- **REQUIRED TASK**
Using the listing below, output only the lines from the one that contains "Write a Python" through the one that contains "scale=alt.Scale(domain=[0, 15]), axis=None)", inclusive, exactly as given and without images.
## begin
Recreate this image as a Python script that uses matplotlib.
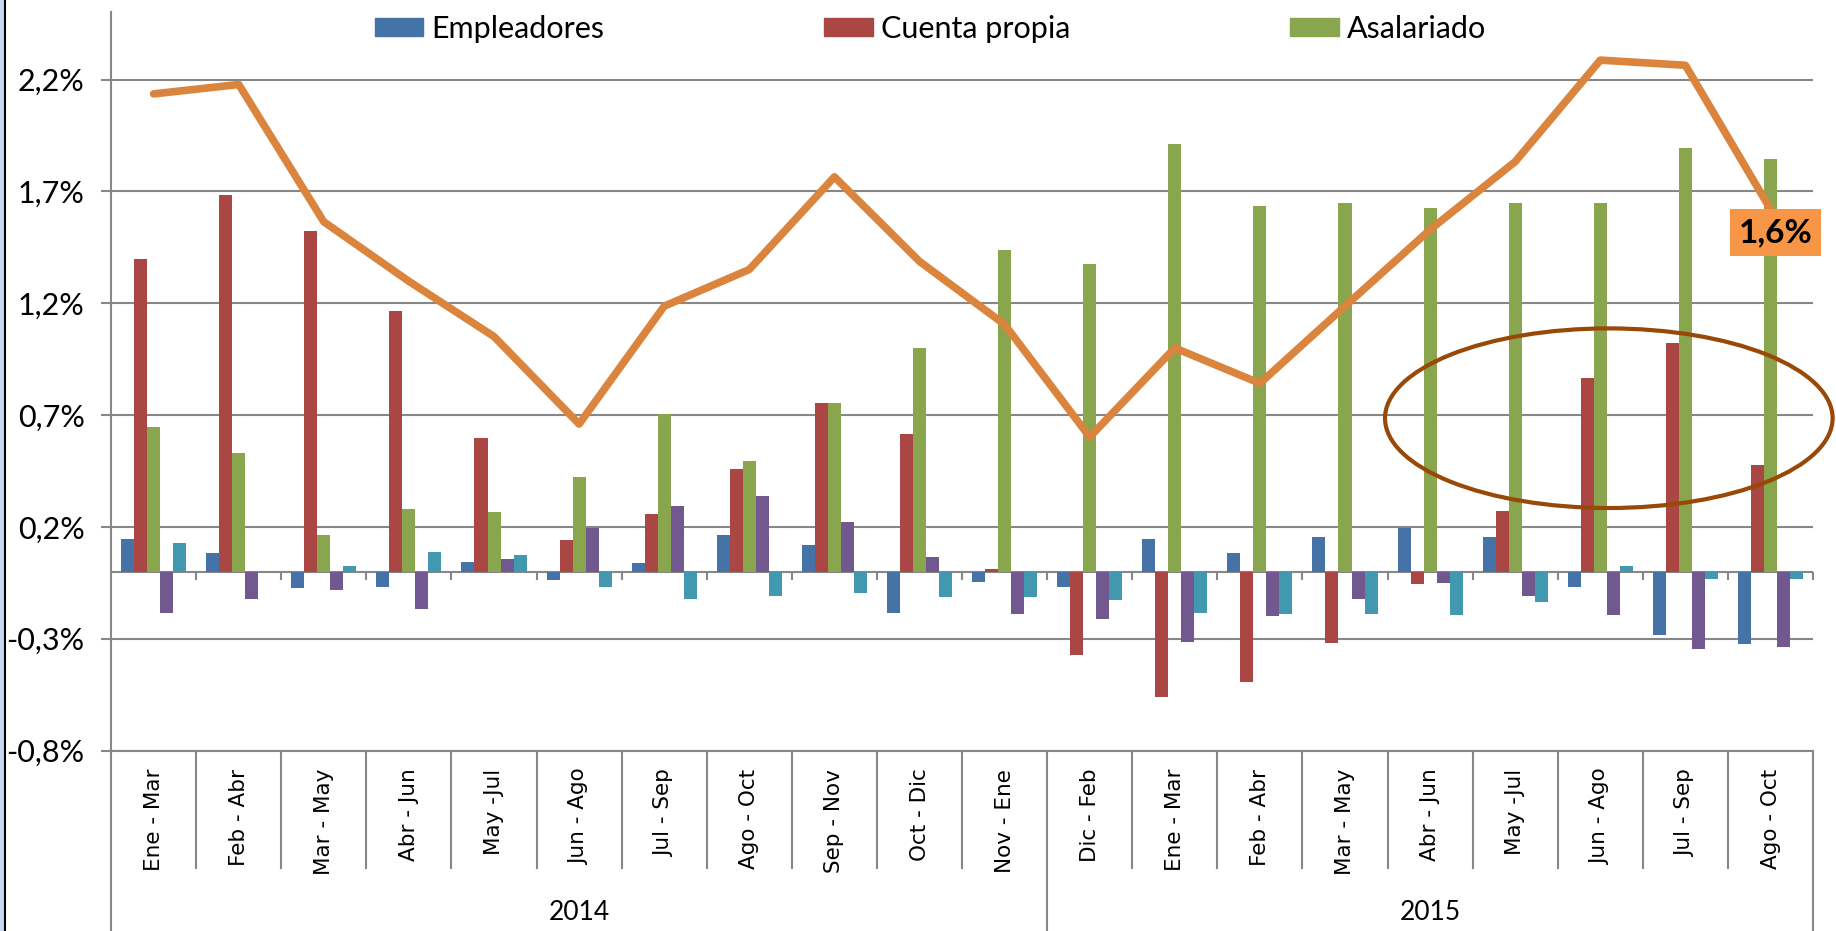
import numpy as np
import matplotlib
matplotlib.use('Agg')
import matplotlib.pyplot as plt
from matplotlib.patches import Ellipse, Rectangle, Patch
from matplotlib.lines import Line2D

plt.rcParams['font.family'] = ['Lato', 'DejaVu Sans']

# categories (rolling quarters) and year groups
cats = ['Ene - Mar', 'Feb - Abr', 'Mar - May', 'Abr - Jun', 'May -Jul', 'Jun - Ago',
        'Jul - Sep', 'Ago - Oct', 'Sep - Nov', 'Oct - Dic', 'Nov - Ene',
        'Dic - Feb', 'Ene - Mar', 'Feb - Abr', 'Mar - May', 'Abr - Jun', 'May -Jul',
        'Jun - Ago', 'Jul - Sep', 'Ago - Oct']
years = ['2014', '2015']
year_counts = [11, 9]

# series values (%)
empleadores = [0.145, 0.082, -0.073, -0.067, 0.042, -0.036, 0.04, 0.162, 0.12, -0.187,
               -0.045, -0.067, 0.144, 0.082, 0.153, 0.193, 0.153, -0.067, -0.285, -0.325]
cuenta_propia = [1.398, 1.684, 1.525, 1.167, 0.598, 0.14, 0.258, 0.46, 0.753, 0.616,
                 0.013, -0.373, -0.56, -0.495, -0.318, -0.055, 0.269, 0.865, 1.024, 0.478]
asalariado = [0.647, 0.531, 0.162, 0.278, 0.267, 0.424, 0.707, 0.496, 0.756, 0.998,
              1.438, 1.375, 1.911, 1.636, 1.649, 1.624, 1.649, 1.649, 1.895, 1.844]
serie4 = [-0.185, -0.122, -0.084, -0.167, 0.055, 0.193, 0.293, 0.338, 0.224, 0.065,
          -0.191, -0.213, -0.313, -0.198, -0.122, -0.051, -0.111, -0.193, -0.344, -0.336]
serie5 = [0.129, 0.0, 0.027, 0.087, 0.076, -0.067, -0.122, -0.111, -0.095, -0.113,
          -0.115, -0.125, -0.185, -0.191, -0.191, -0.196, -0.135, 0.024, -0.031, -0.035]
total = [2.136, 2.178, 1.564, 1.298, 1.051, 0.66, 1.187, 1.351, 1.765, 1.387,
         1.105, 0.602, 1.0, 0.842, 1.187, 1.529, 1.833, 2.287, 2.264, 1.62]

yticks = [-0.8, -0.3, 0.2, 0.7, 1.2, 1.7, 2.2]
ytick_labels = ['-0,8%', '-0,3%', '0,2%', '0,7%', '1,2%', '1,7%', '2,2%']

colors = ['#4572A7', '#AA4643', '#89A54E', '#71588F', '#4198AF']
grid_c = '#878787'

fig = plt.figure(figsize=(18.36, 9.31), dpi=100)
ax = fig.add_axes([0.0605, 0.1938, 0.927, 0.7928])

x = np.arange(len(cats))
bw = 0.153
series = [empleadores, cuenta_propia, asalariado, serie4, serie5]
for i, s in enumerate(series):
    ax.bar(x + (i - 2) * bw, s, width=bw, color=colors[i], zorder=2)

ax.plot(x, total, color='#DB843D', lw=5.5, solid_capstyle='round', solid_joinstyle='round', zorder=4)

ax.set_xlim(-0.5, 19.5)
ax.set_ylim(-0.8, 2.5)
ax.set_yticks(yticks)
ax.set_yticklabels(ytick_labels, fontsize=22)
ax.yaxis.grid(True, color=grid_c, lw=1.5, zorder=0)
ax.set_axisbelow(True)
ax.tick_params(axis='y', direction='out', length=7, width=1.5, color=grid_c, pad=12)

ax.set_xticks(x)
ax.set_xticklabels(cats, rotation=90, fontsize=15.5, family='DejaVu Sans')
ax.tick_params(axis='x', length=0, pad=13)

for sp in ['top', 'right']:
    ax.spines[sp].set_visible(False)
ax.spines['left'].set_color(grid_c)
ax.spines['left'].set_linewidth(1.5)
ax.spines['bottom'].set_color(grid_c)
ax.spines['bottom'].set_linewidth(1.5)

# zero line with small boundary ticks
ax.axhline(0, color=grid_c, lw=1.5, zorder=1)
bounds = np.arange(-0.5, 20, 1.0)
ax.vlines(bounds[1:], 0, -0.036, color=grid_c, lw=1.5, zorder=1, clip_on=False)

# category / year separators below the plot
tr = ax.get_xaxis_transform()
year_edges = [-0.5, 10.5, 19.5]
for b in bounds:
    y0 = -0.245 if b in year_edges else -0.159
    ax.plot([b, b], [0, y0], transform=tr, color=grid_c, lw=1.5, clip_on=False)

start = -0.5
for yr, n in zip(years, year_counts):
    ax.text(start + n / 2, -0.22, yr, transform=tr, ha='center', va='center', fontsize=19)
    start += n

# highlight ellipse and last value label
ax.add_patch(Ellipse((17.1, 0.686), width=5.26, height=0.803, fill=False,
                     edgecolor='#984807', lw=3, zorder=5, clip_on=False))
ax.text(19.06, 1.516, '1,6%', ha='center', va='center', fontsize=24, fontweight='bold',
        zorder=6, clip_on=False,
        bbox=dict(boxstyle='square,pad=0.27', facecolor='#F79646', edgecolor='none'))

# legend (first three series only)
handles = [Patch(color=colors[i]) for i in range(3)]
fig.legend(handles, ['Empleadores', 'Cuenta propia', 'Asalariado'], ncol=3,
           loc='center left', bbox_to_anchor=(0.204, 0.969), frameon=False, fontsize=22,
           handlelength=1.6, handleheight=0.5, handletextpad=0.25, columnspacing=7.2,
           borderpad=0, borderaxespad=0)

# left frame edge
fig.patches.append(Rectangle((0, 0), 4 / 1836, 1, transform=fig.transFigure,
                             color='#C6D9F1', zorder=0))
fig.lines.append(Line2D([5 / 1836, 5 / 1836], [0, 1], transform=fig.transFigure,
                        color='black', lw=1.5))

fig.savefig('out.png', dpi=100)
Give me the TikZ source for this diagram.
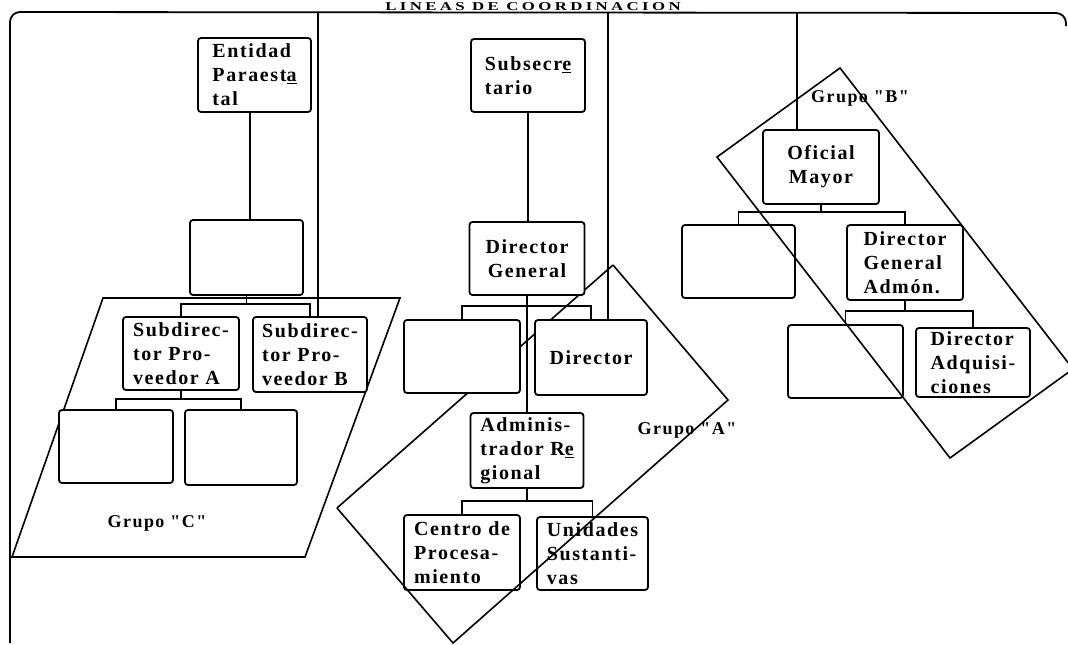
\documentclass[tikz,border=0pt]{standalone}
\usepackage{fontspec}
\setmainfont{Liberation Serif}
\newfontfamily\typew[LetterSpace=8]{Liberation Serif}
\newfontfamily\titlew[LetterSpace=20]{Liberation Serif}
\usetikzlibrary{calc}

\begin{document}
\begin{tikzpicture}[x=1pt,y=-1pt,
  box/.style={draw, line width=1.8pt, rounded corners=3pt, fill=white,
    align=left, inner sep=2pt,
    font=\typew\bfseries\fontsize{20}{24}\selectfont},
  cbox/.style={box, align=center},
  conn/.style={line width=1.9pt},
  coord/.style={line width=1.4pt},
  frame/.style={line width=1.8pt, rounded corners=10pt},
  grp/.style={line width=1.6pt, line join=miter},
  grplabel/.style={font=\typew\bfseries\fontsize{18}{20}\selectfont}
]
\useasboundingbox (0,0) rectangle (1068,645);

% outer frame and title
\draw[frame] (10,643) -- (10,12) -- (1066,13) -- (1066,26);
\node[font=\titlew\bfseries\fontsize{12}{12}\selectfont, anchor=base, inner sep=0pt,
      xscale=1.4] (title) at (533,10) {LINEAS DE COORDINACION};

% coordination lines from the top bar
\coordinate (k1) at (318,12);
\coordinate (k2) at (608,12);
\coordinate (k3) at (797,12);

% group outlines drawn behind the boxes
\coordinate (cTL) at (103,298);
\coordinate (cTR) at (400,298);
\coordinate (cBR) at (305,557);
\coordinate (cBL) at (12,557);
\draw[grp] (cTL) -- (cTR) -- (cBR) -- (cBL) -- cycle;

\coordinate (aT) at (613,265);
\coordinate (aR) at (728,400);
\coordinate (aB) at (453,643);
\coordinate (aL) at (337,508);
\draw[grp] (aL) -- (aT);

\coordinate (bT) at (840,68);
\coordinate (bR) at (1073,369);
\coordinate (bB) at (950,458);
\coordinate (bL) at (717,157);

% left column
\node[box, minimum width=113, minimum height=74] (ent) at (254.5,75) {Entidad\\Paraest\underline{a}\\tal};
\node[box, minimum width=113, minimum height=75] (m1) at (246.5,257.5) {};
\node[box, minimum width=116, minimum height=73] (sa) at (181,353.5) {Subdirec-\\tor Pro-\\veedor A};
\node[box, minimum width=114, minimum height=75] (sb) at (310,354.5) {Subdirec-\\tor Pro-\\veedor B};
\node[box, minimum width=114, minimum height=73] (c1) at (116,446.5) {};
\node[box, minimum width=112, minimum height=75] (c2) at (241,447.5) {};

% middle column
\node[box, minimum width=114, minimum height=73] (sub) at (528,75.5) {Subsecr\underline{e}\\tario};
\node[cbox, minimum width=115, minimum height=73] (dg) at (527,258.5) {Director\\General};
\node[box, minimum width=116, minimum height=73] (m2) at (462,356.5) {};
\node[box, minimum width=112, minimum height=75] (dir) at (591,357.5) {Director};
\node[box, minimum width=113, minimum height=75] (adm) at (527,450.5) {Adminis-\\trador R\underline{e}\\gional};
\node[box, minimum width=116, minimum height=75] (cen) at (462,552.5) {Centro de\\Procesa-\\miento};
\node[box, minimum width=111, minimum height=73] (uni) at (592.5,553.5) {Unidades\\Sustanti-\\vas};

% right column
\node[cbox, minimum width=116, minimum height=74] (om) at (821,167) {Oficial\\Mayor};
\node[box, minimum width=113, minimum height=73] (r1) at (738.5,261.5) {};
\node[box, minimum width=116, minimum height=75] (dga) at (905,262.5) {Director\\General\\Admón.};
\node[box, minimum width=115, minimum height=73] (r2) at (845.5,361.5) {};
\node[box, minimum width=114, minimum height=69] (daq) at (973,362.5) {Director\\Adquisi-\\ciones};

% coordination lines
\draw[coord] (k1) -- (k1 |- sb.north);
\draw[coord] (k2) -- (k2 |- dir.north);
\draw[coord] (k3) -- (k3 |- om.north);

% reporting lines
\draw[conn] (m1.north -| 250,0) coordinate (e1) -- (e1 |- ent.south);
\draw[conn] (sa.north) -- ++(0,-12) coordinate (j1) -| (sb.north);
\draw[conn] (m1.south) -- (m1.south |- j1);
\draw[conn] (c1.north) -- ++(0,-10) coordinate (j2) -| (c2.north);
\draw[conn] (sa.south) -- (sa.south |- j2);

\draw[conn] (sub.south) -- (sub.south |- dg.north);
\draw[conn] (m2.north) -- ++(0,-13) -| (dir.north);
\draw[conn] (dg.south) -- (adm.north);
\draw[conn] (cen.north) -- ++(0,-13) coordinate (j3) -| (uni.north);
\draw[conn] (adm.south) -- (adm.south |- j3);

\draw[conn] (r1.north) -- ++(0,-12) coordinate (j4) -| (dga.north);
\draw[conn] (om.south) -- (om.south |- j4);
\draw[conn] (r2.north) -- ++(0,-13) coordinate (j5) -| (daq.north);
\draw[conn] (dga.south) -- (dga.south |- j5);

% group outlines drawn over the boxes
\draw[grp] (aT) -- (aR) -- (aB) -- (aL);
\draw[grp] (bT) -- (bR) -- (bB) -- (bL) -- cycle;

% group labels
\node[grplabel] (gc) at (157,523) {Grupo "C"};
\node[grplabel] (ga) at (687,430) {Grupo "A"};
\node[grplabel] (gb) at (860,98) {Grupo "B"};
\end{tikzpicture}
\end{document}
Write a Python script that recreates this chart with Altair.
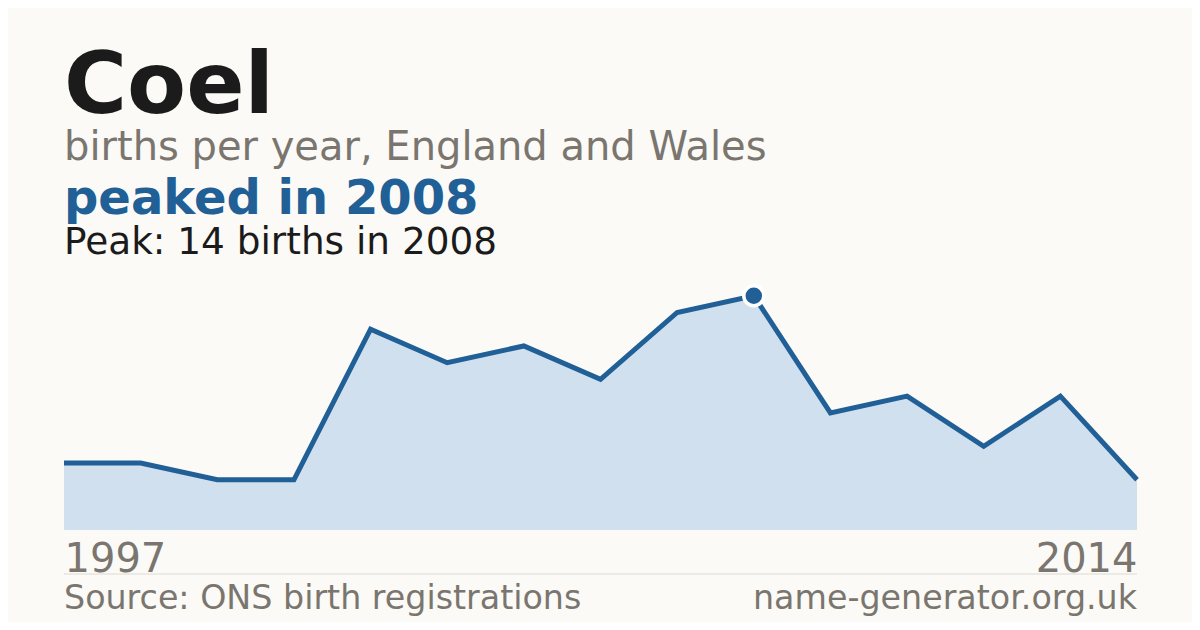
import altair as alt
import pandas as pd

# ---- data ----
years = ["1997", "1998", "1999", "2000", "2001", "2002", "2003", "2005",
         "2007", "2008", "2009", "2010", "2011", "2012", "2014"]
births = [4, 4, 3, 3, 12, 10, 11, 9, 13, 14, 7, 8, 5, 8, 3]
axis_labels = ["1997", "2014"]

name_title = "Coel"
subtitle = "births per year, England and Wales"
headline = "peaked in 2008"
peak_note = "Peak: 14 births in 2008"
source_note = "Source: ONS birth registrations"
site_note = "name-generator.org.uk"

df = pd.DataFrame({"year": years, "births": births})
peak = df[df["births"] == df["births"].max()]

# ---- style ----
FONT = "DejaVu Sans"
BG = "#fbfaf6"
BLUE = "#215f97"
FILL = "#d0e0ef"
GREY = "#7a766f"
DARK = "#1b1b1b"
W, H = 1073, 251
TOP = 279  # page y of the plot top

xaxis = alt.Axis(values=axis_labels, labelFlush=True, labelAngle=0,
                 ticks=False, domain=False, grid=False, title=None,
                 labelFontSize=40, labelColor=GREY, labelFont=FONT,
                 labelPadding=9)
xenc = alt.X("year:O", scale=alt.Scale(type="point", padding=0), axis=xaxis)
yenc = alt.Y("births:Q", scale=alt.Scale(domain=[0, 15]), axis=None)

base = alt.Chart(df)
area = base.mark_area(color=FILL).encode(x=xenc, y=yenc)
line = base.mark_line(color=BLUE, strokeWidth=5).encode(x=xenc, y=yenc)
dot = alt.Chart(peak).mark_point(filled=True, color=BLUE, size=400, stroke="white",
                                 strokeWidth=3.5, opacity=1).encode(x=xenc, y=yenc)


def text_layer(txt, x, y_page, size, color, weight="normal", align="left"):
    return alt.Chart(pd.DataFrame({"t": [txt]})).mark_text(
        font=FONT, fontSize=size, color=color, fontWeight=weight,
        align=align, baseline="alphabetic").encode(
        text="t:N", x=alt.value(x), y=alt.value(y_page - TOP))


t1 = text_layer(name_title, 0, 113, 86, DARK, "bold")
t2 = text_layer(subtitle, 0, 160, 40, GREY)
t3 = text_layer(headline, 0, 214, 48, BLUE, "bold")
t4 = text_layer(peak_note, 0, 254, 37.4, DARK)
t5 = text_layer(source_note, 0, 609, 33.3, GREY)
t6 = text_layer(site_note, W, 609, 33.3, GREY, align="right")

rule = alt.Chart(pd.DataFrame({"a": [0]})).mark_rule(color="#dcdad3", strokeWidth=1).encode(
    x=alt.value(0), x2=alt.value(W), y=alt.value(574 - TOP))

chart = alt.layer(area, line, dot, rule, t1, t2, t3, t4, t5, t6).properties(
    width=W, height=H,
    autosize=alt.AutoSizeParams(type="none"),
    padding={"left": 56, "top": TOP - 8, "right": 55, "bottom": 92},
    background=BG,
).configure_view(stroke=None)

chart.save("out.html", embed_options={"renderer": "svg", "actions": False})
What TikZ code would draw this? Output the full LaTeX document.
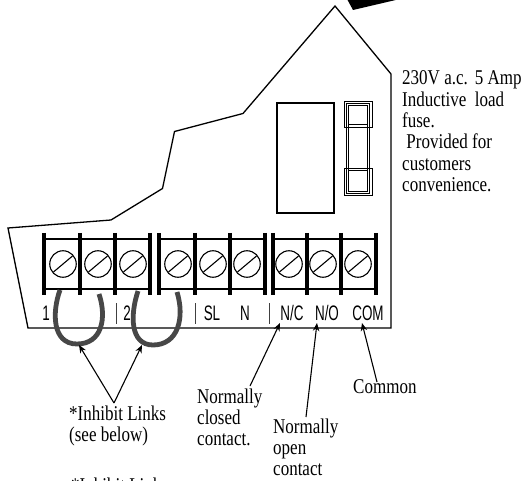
## end
- **THE RESULT**
Write a Python script that recreates this chart with Altair.
import altair as alt
import pandas as pd

# ---- data ----
years = ["1997", "1998", "1999", "2000", "2001", "2002", "2003", "2005",
         "2007", "2008", "2009", "2010", "2011", "2012", "2014"]
births = [4, 4, 3, 3, 12, 10, 11, 9, 13, 14, 7, 8, 5, 8, 3]
axis_labels = ["1997", "2014"]

name_title = "Coel"
subtitle = "births per year, England and Wales"
headline = "peaked in 2008"
peak_note = "Peak: 14 births in 2008"
source_note = "Source: ONS birth registrations"
site_note = "name-generator.org.uk"

df = pd.DataFrame({"year": years, "births": births})
peak = df[df["births"] == df["births"].max()]

# ---- style ----
FONT = "DejaVu Sans"
BG = "#fbfaf6"
BLUE = "#215f97"
FILL = "#d0e0ef"
GREY = "#7a766f"
DARK = "#1b1b1b"
W, H = 1073, 251
TOP = 279  # page y of the plot top

xaxis = alt.Axis(values=axis_labels, labelFlush=True, labelAngle=0,
                 ticks=False, domain=False, grid=False, title=None,
                 labelFontSize=40, labelColor=GREY, labelFont=FONT,
                 labelPadding=9)
xenc = alt.X("year:O", scale=alt.Scale(type="point", padding=0), axis=xaxis)
yenc = alt.Y("births:Q", scale=alt.Scale(domain=[0, 15]), axis=None)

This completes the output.